I had heard enough. “Aight, now get your drunk, half-dead ass off my property.”

My eyes popped open quickly, and at once I was back in the present, in my office in a room that I had no say-so indecorating. Jade had done everything and made sure I was sent the bill when she finished.

That was the last conversation I had with Ross before we came here. That night I called my twin Reminisce, the only fool I knew who got less sleep than me. Who knew, after doing my own research, the moment I told him they existed we’d be on the first thing smoking to a city we didn’t know anything about. It was supposed to be a quick visit but became more.

We got here, and the city grew on us, him more than me. Long story short, we decided to settle down here. It was somewhat of an easy decision because neither of us fucked with Ross. For as long as we had been alive, we only had our mother and grandmother. Mom died a few years back, and Grandma ten years before her, so nah, there was nothing there for us.
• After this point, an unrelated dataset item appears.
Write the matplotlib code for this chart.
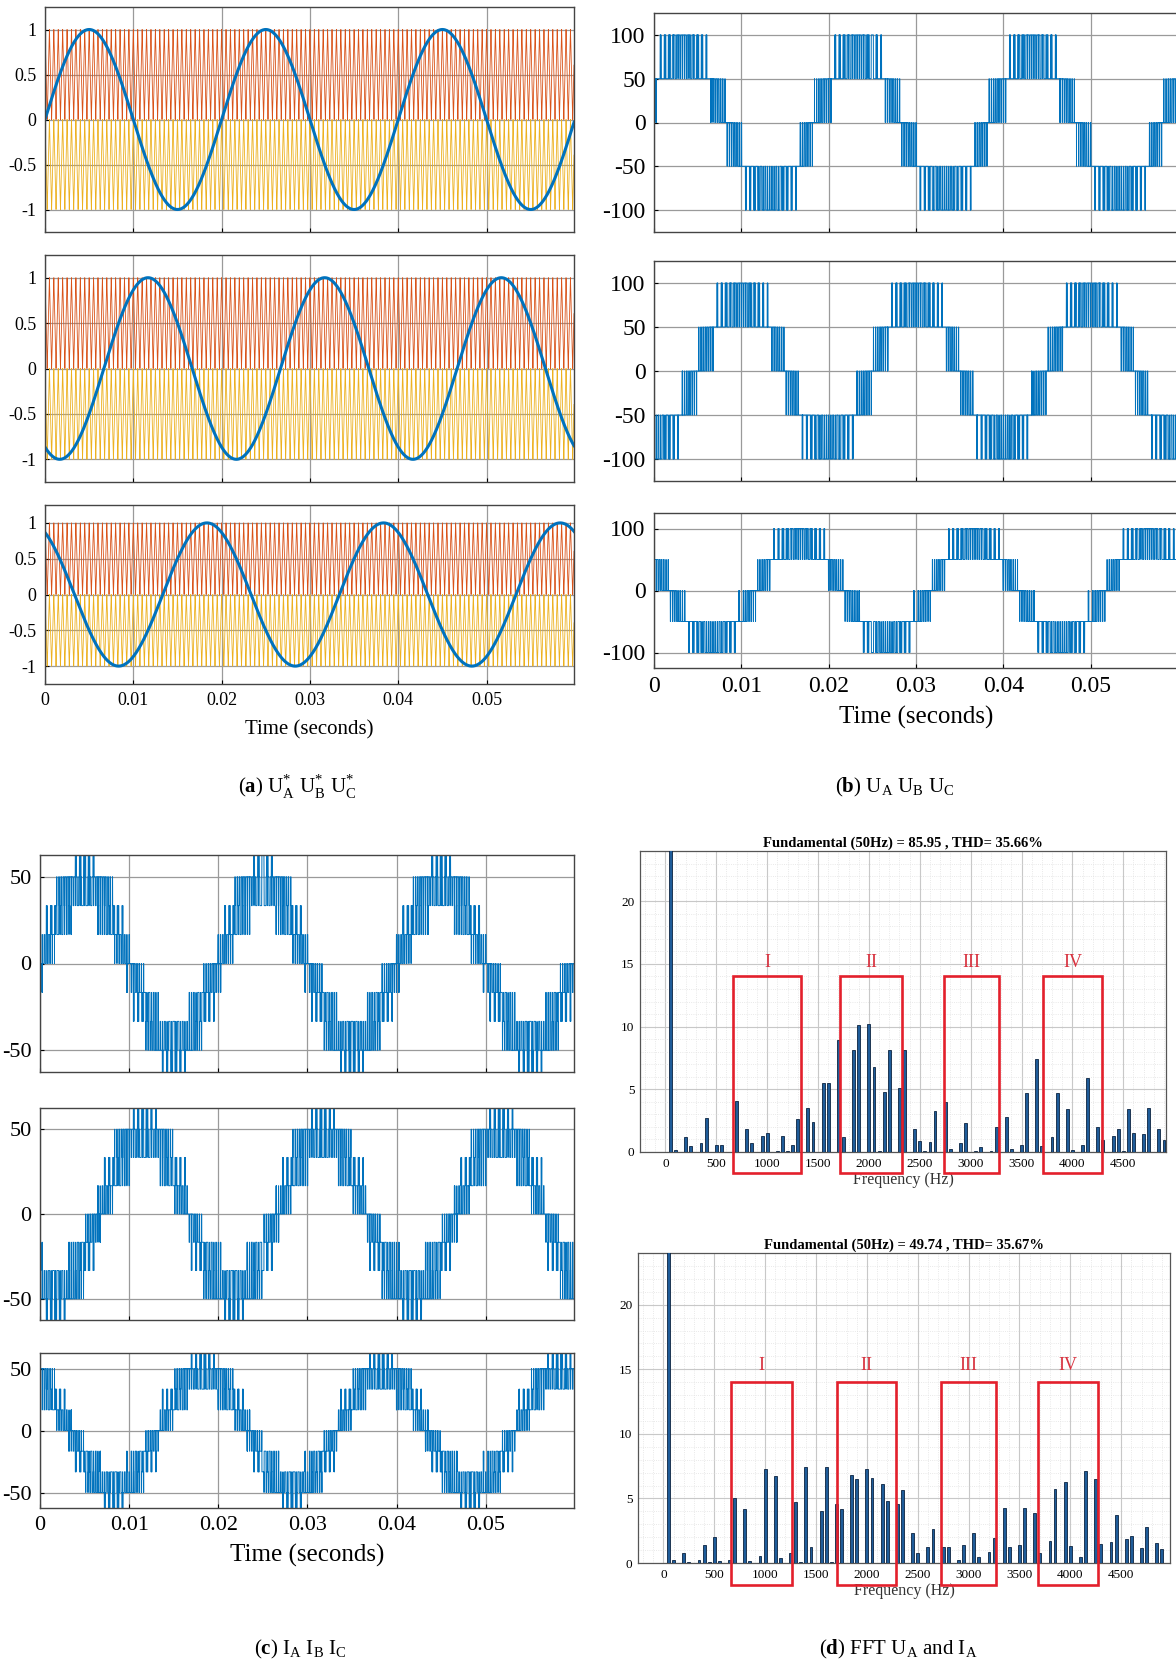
import numpy as np
import matplotlib.pyplot as plt
from matplotlib.patches import Rectangle
from matplotlib.ticker import MultipleLocator

plt.rcParams['font.family'] = ['Liberation Serif', 'DejaVu Serif']
plt.rcParams['axes.unicode_minus'] = False
plt.rcParams['mathtext.fontset'] = 'custom'
plt.rcParams['mathtext.rm'] = 'Liberation Serif'
plt.rcParams['mathtext.bf'] = 'Liberation Serif:bold'

F0 = 50                      # Hz, reference
FC = 2000                    # Hz, carrier
phase_deg = [0, -120, 120]   # A, B, C
V_STEP = 50                  # volts per level
T_END = 0.06
DT = 1e-6

# --- FFT of U_A (d, top): frequency [Hz], magnitude [% of fundamental] ---
ua_freq = [50, 100, 200, 250, 350, 400, 500, 550, 700, 800, 850, 950, 1000, 1100,
           1150, 1200, 1250, 1300, 1400, 1450, 1550, 1600, 1700, 1750, 1850, 1900,
           2000, 2050, 2100, 2150, 2200, 2300, 2350, 2450, 2500, 2550, 2600, 2650,
           2750, 2800, 2900, 2950, 3050, 3100, 3200, 3250, 3350, 3400, 3500, 3550,
           3650, 3700, 3800, 3850, 3950, 4000, 4100, 4150, 4250, 4300, 4400, 4450,
           4500, 4550, 4600, 4700, 4750, 4850, 4900]
ua_mag = [100, 0.15, 1.2, 0.5, 0.7, 2.75, 0.55, 0.55, 4.1, 1.8, 0.75, 1.3, 1.55, 0.1,
          1.3, 0.1, 0.55, 2.6, 3.5, 2.4, 5.5, 5.5, 8.9, 1.2, 8.1, 10.1,
          10.2, 6.8, 0.05, 4.8, 8.1, 5.1, 8.1, 1.8, 0.85, 0.05, 0.8, 3.3,
          4.0, 0.2, 0.75, 2.3, 0.1, 0.4, 0.05, 2.0, 2.8, 0.2, 0.55, 4.7,
          7.4, 0.5, 1.2, 4.7, 3.4, 0.15, 0.55, 5.9, 2.0, 0.95, 1.25, 1.8,
          0.05, 3.4, 1.5, 1.4, 3.5, 1.85, 0.95]

# --- FFT of I_A (d, bottom) ---
ia_freq = [50, 100, 200, 250, 350, 400, 450, 500, 550, 650, 700, 800, 850, 950, 1000,
           1100, 1150, 1250, 1300, 1350, 1400, 1450, 1550, 1600, 1650, 1700, 1750,
           1850, 1900, 2000, 2050, 2150, 2200, 2300, 2350, 2450, 2500, 2600, 2650,
           2750, 2800, 2900, 2950, 3050, 3100, 3200, 3250, 3350, 3400, 3500, 3550,
           3650, 3700, 3800, 3850, 3950, 4000, 4100, 4150, 4250, 4300, 4400, 4450,
           4550, 4600, 4700, 4750, 4850, 4900]
ia_mag = [100, 0.25, 0.75, 0.05, 0.2, 1.4, 0.05, 2.0, 0.15, 0.2, 5.0, 4.2, 0.15, 0.55, 7.3,
          6.7, 0.35, 0.8, 4.7, 0.05, 7.4, 1.25, 4.0, 7.4, 0.05, 4.6, 4.2,
          6.85, 6.5, 7.3, 6.6, 6.1, 4.8, 4.6, 5.65, 2.3, 0.8, 1.25, 2.6,
          1.25, 1.25, 0.2, 1.4, 2.3, 0.45, 0.85, 1.95, 4.25, 1.25, 1.4, 4.25,
          3.9, 0.8, 1.7, 5.7, 6.3, 1.3, 0.5, 7.1, 6.5, 1.45, 1.6, 3.7,
          1.85, 2.1, 1.15, 2.8, 1.55, 1.1]

# highlighted bands (Hz) and their labels
band_labels = ['I', 'II', 'III', 'IV']
ua_bands = [(661, 1335), (1717, 2328), (2736, 3281), (3711, 4289)]
ia_bands = [(668, 1261), (1710, 2284), (2730, 3272), (3678, 4274)]
ua_title = 'Fundamental (50Hz) = 85.95 , THD= 35.66%'
ia_title = 'Fundamental (50Hz) = 49.74 , THD= 35.67%'

# --- build the waveforms ---
t = np.arange(0, T_END, DT)
tv = np.arange(0, T_END + 1 / FC, 1 / (2 * FC))
up_v = np.where(np.arange(len(tv)) % 2 == 0, 1.0, 0.0)
car_up = np.interp(t, tv, up_v)
car_dn = car_up - 1

refs = [np.sin(2 * np.pi * F0 * t + np.deg2rad(p)) for p in phase_deg]
legs = [V_STEP * ((r > car_up).astype(float) - (r < car_dn).astype(float)) for r in refs]
line_v = [legs[0] - legs[1], legs[1] - legs[2], legs[2] - legs[0]]
phase_i = [(2 * legs[k] - legs[(k + 1) % 3] - legs[(k + 2) % 3]) / 3 for k in range(3)]

W, H = 1176, 1666
fig = plt.figure(figsize=(W / 100, H / 100), dpi=100)


def px_axes(x0, y0, x1, y1):
    return fig.add_axes([x0 / W, 1 - y1 / H, (x1 - x0) / W, (y1 - y0) / H])


def time_axes(ax, fs, show_x):
    ax.set_xlim(0, 0.0599)
    ax.set_xticks([0, 0.01, 0.02, 0.03, 0.04, 0.05])
    ax.grid(True, color='#9a9a9a', lw=0.9)
    ax.set_axisbelow(True)
    ax.tick_params(direction='in', length=3, labelsize=fs, pad=6)
    for s in ax.spines.values():
        s.set_color('#444444')
        s.set_linewidth(1.0)
    if show_x:
        ax.set_xticklabels(['0', '0.01', '0.02', '0.03', '0.04', '0.05'])
    else:
        ax.set_xticklabels([])


BLUE = '#0072BD'

# (a) references and carriers
a_rows = [(7, 232), (255, 482), (505, 684)]
for k, (y0, y1) in enumerate(a_rows):
    ax = px_axes(45, y0, 574, y1)
    ax.plot(t, car_up, color='#D95319', lw=0.6)
    ax.plot(t, car_dn, color='#EDB120', lw=0.6)
    ax.plot(t, refs[k], color=BLUE, lw=2.2)
    ax.set_ylim(-1.25, 1.25)
    ax.set_yticks([1, 0.5, 0, -0.5, -1])
    ax.set_yticklabels(['1', '0.5', '0', '-0.5', '-1'])
    time_axes(ax, 13, k == 2)
    if k == 2:
        ax.set_xlabel('Time (seconds)', fontsize=15, labelpad=8)

# (b) line voltages
b_rows = [(13, 232), (261, 481), (513, 668)]
for k, (y0, y1) in enumerate(b_rows):
    ax = px_axes(654, y0, 1178, y1)
    ax.plot(t, line_v[k], color=BLUE, lw=0.7)
    ax.set_ylim(-125, 125)
    ax.set_yticks([100, 50, 0, -50, -100] if k < 2 else [100, 0, -100])
    time_axes(ax, 17, k == 2)
    ax.set_xlim(0, 0.06)
    if k == 2:
        ax.set_xlabel('Time (seconds)', fontsize=18, labelpad=6)

# (c) phase currents
c_rows = [(855, 1072), (1108, 1320), (1353, 1508)]
for k, (y0, y1) in enumerate(c_rows):
    ax = px_axes(40, y0, 574, y1)
    ax.plot(t, phase_i[k], color=BLUE, lw=0.7)
    ax.set_ylim(-62.5, 62.5)
    ax.set_yticks([50, 0, -50])
    time_axes(ax, 16, k == 2)
    if k == 2:
        ax.set_xlabel('Time (seconds)', fontsize=18, labelpad=6)

# (d) FFT spectra
d_specs = [((640, 851, 1166, 1152), ua_freq, ua_mag, ua_bands, ua_title, 4920, 15.1),
           ((638, 1253, 1170, 1563), ia_freq, ia_mag, ia_bands, ia_title, 4980, 15.3)]
for (x0, y0, x1, y1), fr, mg, bands, title, xmax, ly in d_specs:
    ax = px_axes(x0, y0, x1, y1)
    ax.bar(fr, mg, width=28, color='#1f5c99', edgecolor='#0b2340', lw=0.6, zorder=3)
    ax.set_xlim(-250, xmax)
    ax.set_ylim(0, 24)
    ax.set_xticks(range(0, 5000, 500))
    ax.set_yticks([0, 5, 10, 15, 20])
    ax.xaxis.set_minor_locator(MultipleLocator(100))
    ax.yaxis.set_minor_locator(MultipleLocator(1))
    ax.grid(True, which='major', color='#c8c8c8', lw=0.8)
    ax.grid(True, which='minor', color='#e2e2e2', lw=0.6, ls=':')
    ax.set_axisbelow(True)
    ax.tick_params(which='both', direction='in', length=0, labelsize=9.5, pad=4)
    for s in ax.spines.values():
        s.set_color('#555555')
        s.set_linewidth(0.9)
    ax.set_title(title, fontsize=10.5, fontweight='bold', pad=3)
    ax.set_xlabel('Frequency (Hz)', fontsize=11.5, labelpad=2, color='#333333')
    for lab, (f0, f1) in zip(band_labels, bands):
        ax.add_patch(Rectangle((f0, -1.7), f1 - f0, 14.0 + 1.7, fill=False,
                               edgecolor='#e3202c', lw=1.9, clip_on=False, zorder=4))
        ax.text((f0 + f1) / 2, ly, lab, color='#d8323f', fontsize=13,
                ha='center', va='center')

# captions
cap_fs = 15
fig.text(297 / W, 1 - 787 / H, r'($\mathbf{a}$) U$^{*}_{\rm A}$ U$^{*}_{\rm B}$ U$^{*}_{\rm C}$',
         ha='center', va='center', fontsize=cap_fs)
fig.text(895 / W, 1 - 787 / H, r'($\mathbf{b}$) U$_{\rm A}$ U$_{\rm B}$ U$_{\rm C}$',
         ha='center', va='center', fontsize=cap_fs)
fig.text(300 / W, 1 - 1649 / H, r'($\mathbf{c}$) I$_{\rm A}$ I$_{\rm B}$ I$_{\rm C}$',
         ha='center', va='center', fontsize=cap_fs)
fig.text(898 / W, 1 - 1649 / H, r'($\mathbf{d}$) FFT U$_{\rm A}$ and I$_{\rm A}$',
         ha='center', va='center', fontsize=cap_fs)

fig.savefig('out.png', dpi=100)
Now, almost a year later, I had opened my own business and was looking to open a second location on the outskirts of the city. I owned a gentleman’s club that not only sold what was needed, but also pastries. I’d gotten the idea one day in the middle of my kitchen going through my grandmother’s recipe box. She left me that shit even though I didn’t do any type of baking. Long story short, I put her recipes to good use in my club.